— Start Data block —

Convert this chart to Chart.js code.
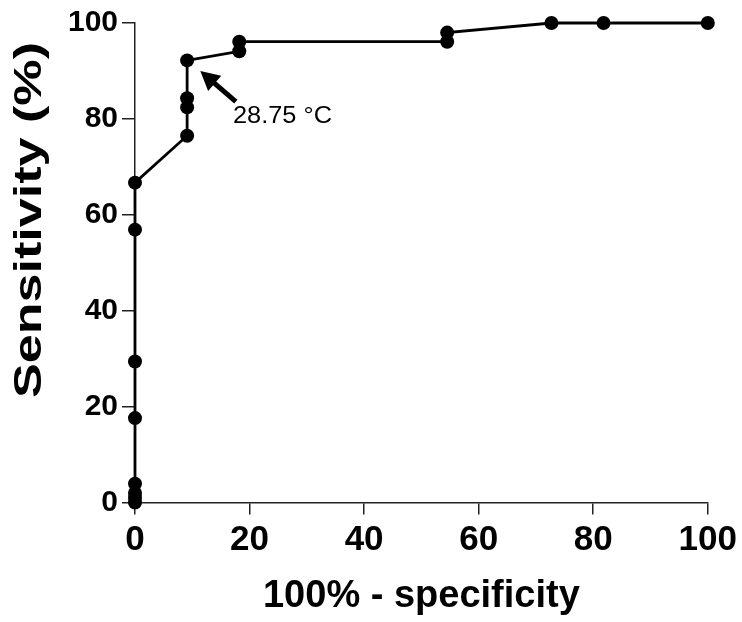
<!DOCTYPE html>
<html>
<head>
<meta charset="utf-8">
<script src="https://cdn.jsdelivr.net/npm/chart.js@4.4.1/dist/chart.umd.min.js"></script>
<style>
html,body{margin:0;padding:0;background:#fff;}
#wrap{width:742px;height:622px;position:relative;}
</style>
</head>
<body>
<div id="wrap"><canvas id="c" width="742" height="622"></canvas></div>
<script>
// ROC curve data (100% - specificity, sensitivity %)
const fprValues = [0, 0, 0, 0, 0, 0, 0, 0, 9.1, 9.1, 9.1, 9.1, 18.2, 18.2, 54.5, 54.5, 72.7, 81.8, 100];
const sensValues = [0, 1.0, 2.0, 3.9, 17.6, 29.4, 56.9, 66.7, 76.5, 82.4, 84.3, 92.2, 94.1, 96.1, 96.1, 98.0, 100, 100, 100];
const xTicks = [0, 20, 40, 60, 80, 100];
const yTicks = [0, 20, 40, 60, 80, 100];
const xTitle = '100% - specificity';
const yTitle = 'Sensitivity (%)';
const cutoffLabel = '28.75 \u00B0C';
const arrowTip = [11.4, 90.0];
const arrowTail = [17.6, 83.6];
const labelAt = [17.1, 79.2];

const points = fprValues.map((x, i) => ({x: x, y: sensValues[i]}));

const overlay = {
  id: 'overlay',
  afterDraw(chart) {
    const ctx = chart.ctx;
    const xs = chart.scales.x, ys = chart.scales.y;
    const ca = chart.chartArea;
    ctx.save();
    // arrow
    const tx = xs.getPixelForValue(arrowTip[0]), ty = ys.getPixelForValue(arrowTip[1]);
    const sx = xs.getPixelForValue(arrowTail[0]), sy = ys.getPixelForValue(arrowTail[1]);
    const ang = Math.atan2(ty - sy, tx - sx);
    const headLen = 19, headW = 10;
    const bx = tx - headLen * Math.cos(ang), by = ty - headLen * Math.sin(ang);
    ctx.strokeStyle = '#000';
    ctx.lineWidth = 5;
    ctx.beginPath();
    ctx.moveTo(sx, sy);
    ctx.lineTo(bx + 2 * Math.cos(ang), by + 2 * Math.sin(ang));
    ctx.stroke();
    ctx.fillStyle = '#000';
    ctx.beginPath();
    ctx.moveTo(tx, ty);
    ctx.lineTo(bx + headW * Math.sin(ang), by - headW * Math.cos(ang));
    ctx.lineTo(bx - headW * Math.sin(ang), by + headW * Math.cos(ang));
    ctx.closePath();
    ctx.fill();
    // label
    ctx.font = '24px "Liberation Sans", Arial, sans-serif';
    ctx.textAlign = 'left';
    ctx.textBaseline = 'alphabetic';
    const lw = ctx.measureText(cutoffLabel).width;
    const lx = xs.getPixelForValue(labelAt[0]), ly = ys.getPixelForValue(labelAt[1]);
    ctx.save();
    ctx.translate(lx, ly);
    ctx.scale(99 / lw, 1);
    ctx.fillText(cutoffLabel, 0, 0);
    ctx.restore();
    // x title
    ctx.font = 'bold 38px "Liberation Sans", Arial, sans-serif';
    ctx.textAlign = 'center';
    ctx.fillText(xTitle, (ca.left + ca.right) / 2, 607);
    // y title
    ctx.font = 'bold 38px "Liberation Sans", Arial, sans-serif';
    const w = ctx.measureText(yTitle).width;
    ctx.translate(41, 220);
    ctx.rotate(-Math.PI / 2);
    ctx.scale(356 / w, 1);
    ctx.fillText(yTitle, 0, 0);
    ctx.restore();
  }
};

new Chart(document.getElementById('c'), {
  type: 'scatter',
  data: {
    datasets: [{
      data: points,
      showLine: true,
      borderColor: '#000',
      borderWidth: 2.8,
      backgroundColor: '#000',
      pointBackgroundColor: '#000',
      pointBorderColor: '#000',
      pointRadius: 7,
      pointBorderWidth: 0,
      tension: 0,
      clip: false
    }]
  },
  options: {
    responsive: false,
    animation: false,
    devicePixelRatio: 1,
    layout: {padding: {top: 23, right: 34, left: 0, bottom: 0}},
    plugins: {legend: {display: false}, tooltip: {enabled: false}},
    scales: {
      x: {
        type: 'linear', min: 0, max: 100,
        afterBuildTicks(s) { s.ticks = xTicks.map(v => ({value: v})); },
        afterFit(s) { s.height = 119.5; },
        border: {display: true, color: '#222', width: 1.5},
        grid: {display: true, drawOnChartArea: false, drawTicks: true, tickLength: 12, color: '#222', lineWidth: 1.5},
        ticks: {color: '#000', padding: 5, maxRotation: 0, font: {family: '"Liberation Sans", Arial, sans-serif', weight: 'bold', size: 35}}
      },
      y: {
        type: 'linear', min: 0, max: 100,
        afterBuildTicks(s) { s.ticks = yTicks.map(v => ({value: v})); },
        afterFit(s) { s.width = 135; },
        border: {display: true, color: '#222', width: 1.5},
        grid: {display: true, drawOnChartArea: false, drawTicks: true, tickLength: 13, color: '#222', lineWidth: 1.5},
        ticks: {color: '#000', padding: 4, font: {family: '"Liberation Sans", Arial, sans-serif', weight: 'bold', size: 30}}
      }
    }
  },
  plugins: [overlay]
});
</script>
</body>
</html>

— End Data block —

Short exercise: Quote the material in full and exactly; do not carry over its pictures.

Answer to this task:
Convert this chart to Chart.js code.
<!DOCTYPE html>
<html>
<head>
<meta charset="utf-8">
<script src="https://cdn.jsdelivr.net/npm/chart.js@4.4.1/dist/chart.umd.min.js"></script>
<style>
html,body{margin:0;padding:0;background:#fff;}
#wrap{width:742px;height:622px;position:relative;}
</style>
</head>
<body>
<div id="wrap"><canvas id="c" width="742" height="622"></canvas></div>
<script>
// ROC curve data (100% - specificity, sensitivity %)
const fprValues = [0, 0, 0, 0, 0, 0, 0, 0, 9.1, 9.1, 9.1, 9.1, 18.2, 18.2, 54.5, 54.5, 72.7, 81.8, 100];
const sensValues = [0, 1.0, 2.0, 3.9, 17.6, 29.4, 56.9, 66.7, 76.5, 82.4, 84.3, 92.2, 94.1, 96.1, 96.1, 98.0, 100, 100, 100];
const xTicks = [0, 20, 40, 60, 80, 100];
const yTicks = [0, 20, 40, 60, 80, 100];
const xTitle = '100% - specificity';
const yTitle = 'Sensitivity (%)';
const cutoffLabel = '28.75 \u00B0C';
const arrowTip = [11.4, 90.0];
const arrowTail = [17.6, 83.6];
const labelAt = [17.1, 79.2];

const points = fprValues.map((x, i) => ({x: x, y: sensValues[i]}));

const overlay = {
  id: 'overlay',
  afterDraw(chart) {
    const ctx = chart.ctx;
    const xs = chart.scales.x, ys = chart.scales.y;
    const ca = chart.chartArea;
    ctx.save();
    // arrow
    const tx = xs.getPixelForValue(arrowTip[0]), ty = ys.getPixelForValue(arrowTip[1]);
    const sx = xs.getPixelForValue(arrowTail[0]), sy = ys.getPixelForValue(arrowTail[1]);
    const ang = Math.atan2(ty - sy, tx - sx);
    const headLen = 19, headW = 10;
    const bx = tx - headLen * Math.cos(ang), by = ty - headLen * Math.sin(ang);
    ctx.strokeStyle = '#000';
    ctx.lineWidth = 5;
    ctx.beginPath();
    ctx.moveTo(sx, sy);
    ctx.lineTo(bx + 2 * Math.cos(ang), by + 2 * Math.sin(ang));
    ctx.stroke();
    ctx.fillStyle = '#000';
    ctx.beginPath();
    ctx.moveTo(tx, ty);
    ctx.lineTo(bx + headW * Math.sin(ang), by - headW * Math.cos(ang));
    ctx.lineTo(bx - headW * Math.sin(ang), by + headW * Math.cos(ang));
    ctx.closePath();
    ctx.fill();
    // label
    ctx.font = '24px "Liberation Sans", Arial, sans-serif';
    ctx.textAlign = 'left';
    ctx.textBaseline = 'alphabetic';
    const lw = ctx.measureText(cutoffLabel).width;
    const lx = xs.getPixelForValue(labelAt[0]), ly = ys.getPixelForValue(labelAt[1]);
    ctx.save();
    ctx.translate(lx, ly);
    ctx.scale(99 / lw, 1);
    ctx.fillText(cutoffLabel, 0, 0);
    ctx.restore();
    // x title
    ctx.font = 'bold 38px "Liberation Sans", Arial, sans-serif';
    ctx.textAlign = 'center';
    ctx.fillText(xTitle, (ca.left + ca.right) / 2, 607);
    // y title
    ctx.font = 'bold 38px "Liberation Sans", Arial, sans-serif';
    const w = ctx.measureText(yTitle).width;
    ctx.translate(41, 220);
    ctx.rotate(-Math.PI / 2);
    ctx.scale(356 / w, 1);
    ctx.fillText(yTitle, 0, 0);
    ctx.restore();
  }
};

new Chart(document.getElementById('c'), {
  type: 'scatter',
  data: {
    datasets: [{
      data: points,
      showLine: true,
      borderColor: '#000',
      borderWidth: 2.8,
      backgroundColor: '#000',
      pointBackgroundColor: '#000',
      pointBorderColor: '#000',
      pointRadius: 7,
      pointBorderWidth: 0,
      tension: 0,
      clip: false
    }]
  },
  options: {
    responsive: false,
    animation: false,
    devicePixelRatio: 1,
    layout: {padding: {top: 23, right: 34, left: 0, bottom: 0}},
    plugins: {legend: {display: false}, tooltip: {enabled: false}},
    scales: {
      x: {
        type: 'linear', min: 0, max: 100,
        afterBuildTicks(s) { s.ticks = xTicks.map(v => ({value: v})); },
        afterFit(s) { s.height = 119.5; },
        border: {display: true, color: '#222', width: 1.5},
        grid: {display: true, drawOnChartArea: false, drawTicks: true, tickLength: 12, color: '#222', lineWidth: 1.5},
        ticks: {color: '#000', padding: 5, maxRotation: 0, font: {family: '"Liberation Sans", Arial, sans-serif', weight: 'bold', size: 35}}
      },
      y: {
        type: 'linear', min: 0, max: 100,
        afterBuildTicks(s) { s.ticks = yTicks.map(v => ({value: v})); },
        afterFit(s) { s.width = 135; },
        border: {display: true, color: '#222', width: 1.5},
        grid: {display: true, drawOnChartArea: false, drawTicks: true, tickLength: 13, color: '#222', lineWidth: 1.5},
        ticks: {color: '#000', padding: 4, font: {family: '"Liberation Sans", Arial, sans-serif', weight: 'bold', size: 30}}
      }
    }
  },
  plugins: [overlay]
});
</script>
</body>
</html>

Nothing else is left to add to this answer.